Reputation: 3290
I have a 64 bit machine running a 64 bit processor but my application is 32 bit. Is reading or writing to a double guaranteed to be atomic? I am talking about assignment and reading only. How does a 32 bit process affect this process? Can the reader ever read partial value from a double when other thread is writing to it in given specs?
Upvotes: 2
Views: 300
Reputation: 941457
No. A double can easily straddle the L1 cache line boundary, requiring multiple bus cycles to glue the two pieces together. A very real problem in C#, the 32-bit CLR only provides an alignment guarantee of 4.

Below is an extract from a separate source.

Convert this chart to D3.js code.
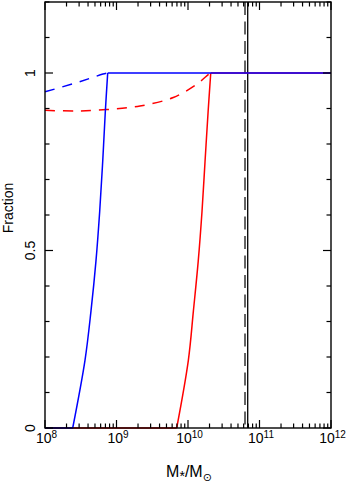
<!DOCTYPE html>
<html>
<head>
  <meta charset="UTF-8">
  <style>
    body { margin: 0; background: white; }
    svg text { font-family: "Liberation Sans", Arial, sans-serif; fill: black; }
  </style>
</head>
<body>
<svg id="chart" width="349" height="484"></svg>
<script src="https://d3js.org/d3.v7.min.js"></script>
<script>

// stellar mass and fraction for each curve
let blueSolidMass = [1e8, 2.44e8, 3.62e8, 4.4e8, 5.16e8, 5.82e8, 6.41e8, 6.97e8, 7.53e8, 1e12];
let blueSolidFrac = [0, 0, 0.19, 0.33, 0.47, 0.61, 0.75, 0.89, 1, 1];

let redSolidMass = [1e8, 6.95e9, 1.01e10, 1.19e10, 1.39e10, 1.57e10, 1.73e10, 1.91e10, 2.08e10, 1e12];
let redSolidFrac = [0, 0, 0.19, 0.33, 0.47, 0.61, 0.75, 0.89, 1, 1];

let blueDashMass = [1e8, 2.49e8, 4.27e8, 6.46e8, 7.53e8];
let blueDashFrac = [0.947, 0.970, 0.985, 0.997, 1.0];

let redDashMass = [1e8, 2.63e8, 7.3e8, 2.13e9, 6.22e9, 1.32e10, 1.83e10, 2.08e10];
let redDashFrac = [0.895, 0.893, 0.897, 0.907, 0.931, 0.968, 0.992, 1.0];

let vlineSolid = 6.84e10;
let vlineDash = 6.27e10;

let xMajor = [1e8, 1e9, 1e10, 1e11, 1e12];
let yMajor = [0, 0.5, 1];
let yLabels = ["0", "0.5", "1"];

let mLeft = 45, mRight = 331, mTop = 2, mBottom = 428;

let x = d3.scaleLog().domain([1e8, 1e12]).range([mLeft, mRight]);
let y = d3.scaleLinear().domain([0, 1.2]).range([mBottom, mTop]);

let svg = d3.select("#chart");

let smooth = d3.line()
    .x(d => x(d[0]))
    .y(d => y(d[1]))
    .curve(d3.curveCatmullRom.alpha(0.5));
let straight = d3.line()
    .x(d => x(d[0]))
    .y(d => y(d[1]));

function zip(a, b) { return a.map((v, i) => [v, b[i]]); }

// solid curves: flat at 0, rising part, flat at 1
function solidPath(mass, frac) {
    let pts = zip(mass, frac);
    let n = pts.length;
    return straight(pts.slice(0, 2)) + smooth(pts.slice(1, n - 1)) + straight(pts.slice(n - 2));
}

// vertical lines
svg.append("line")
    .attr("x1", x(vlineDash)).attr("x2", x(vlineDash))
    .attr("y1", mTop).attr("y2", mBottom)
    .attr("stroke", "#333").attr("stroke-width", 1.5)
    .attr("stroke-dasharray", "13,6.5");
svg.append("line")
    .attr("x1", x(vlineSolid)).attr("x2", x(vlineSolid))
    .attr("y1", mTop).attr("y2", mBottom)
    .attr("stroke", "black").attr("stroke-width", 1.3);

let curves = [
    {d: smooth(zip(redDashMass, redDashFrac)), color: "red", dash: "10,8"},
    {d: smooth(zip(blueDashMass, blueDashFrac)), color: "blue", dash: "10,8"},
    {d: solidPath(redSolidMass, redSolidFrac), color: "red", dash: null},
    {d: solidPath(blueSolidMass, blueSolidFrac), color: "blue", dash: null}
];

svg.selectAll("path.curve")
    .data(curves)
    .enter()
    .append("path")
    .attr("class", "curve")
    .attr("d", d => d.d)
    .attr("fill", "none")
    .attr("stroke", d => d.color)
    .attr("stroke-width", 1.5)
    .attr("stroke-dasharray", d => d.dash);

// ticks, all four sides, pointing inward
let xTicks = x.ticks();
let yTicks = d3.range(0, 1.21, 0.1).map(v => +v.toFixed(1));
let isMajorX = v => xMajor.some(m => Math.abs(m - v) / m < 1e-6);
let isMajorY = v => yMajor.some(m => Math.abs(m - v) < 1e-6);

let tg = svg.append("g").attr("stroke", "black").attr("stroke-width", 1.2);
xTicks.forEach(v => {
    let len = isMajorX(v) ? 8 : 4.5;
    tg.append("line").attr("x1", x(v)).attr("x2", x(v)).attr("y1", mBottom).attr("y2", mBottom - len);
    tg.append("line").attr("x1", x(v)).attr("x2", x(v)).attr("y1", mTop).attr("y2", mTop + len);
});
yTicks.forEach(v => {
    let len = isMajorY(v) ? 8 : 4.5;
    tg.append("line").attr("x1", mLeft).attr("x2", mLeft + len).attr("y1", y(v)).attr("y2", y(v));
    tg.append("line").attr("x1", mRight).attr("x2", mRight - len).attr("y1", y(v)).attr("y2", y(v));
});

// frame
svg.append("rect")
    .attr("x", mLeft).attr("y", mTop)
    .attr("width", mRight - mLeft).attr("height", mBottom - mTop)
    .attr("fill", "none").attr("stroke", "black").attr("stroke-width", 1.4);

// x tick labels
xMajor.forEach(v => {
    let t = svg.append("text")
        .attr("x", x(v) + 1.5).attr("y", 443)
        .attr("text-anchor", "middle")
        .attr("font-size", 14);
    t.append("tspan").text("10");
    t.append("tspan").attr("font-size", 10).attr("dy", -5).text(Math.round(Math.log10(v)));
});

// y tick labels
yMajor.forEach((v, i) => {
    svg.append("text")
        .attr("transform", "translate(35," + y(v) + ") rotate(-90)")
        .attr("text-anchor", "middle")
        .attr("font-size", 14)
        .text(yLabels[i]);
});

// axis titles
svg.append("text")
    .attr("transform", "translate(13,208) rotate(-90)")
    .attr("text-anchor", "middle")
    .attr("font-size", 14)
    .text("Fraction");

let xt = svg.append("text")
    .attr("x", 189).attr("y", 477)
    .attr("text-anchor", "middle")
    .attr("font-size", 16);
xt.append("tspan").text("M");
xt.append("tspan").attr("font-size", 14).attr("dy", 4).text("*");
xt.append("tspan").attr("dy", -4).text("/M");
xt.append("tspan").attr("font-size", 11).attr("dy", 4).attr("font-family", "DejaVu Sans").text("\u2299");

</script>
</body>
</html>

These misaligned accesses are not only not atomic, they are also expensive due to the shuffling the processor needs to do. Code that uses double can have 3 distinct timings, fast if the double happens to be aligned to 8 by accident, twice as slow when it is misaligned to 4 but still inside an L1 cache line, over three times slower when it is misaligned across a cache line. Such a program can randomly bump into one of these modes when the garbage collector compacts the heap and moves the double. Be very wary of this, a synthetic test program can easily miss this failure mode.
The perf problem is the core reason that a double[] is allocated in the Large Object Heap much sooner normal. The LOH provides an alignment to 8 guarantee. The normal rule is for objects >= 85,000 bytes, for double[] in 32-bit mode it is 8,000 bytes (1000 elements in the array).
You must use Interlocked.Exchange() if you need the atomicity guarantee. And I ought to post the disclaimer that atomicity is a very weak guarantee and no substitute for proper locking when requried.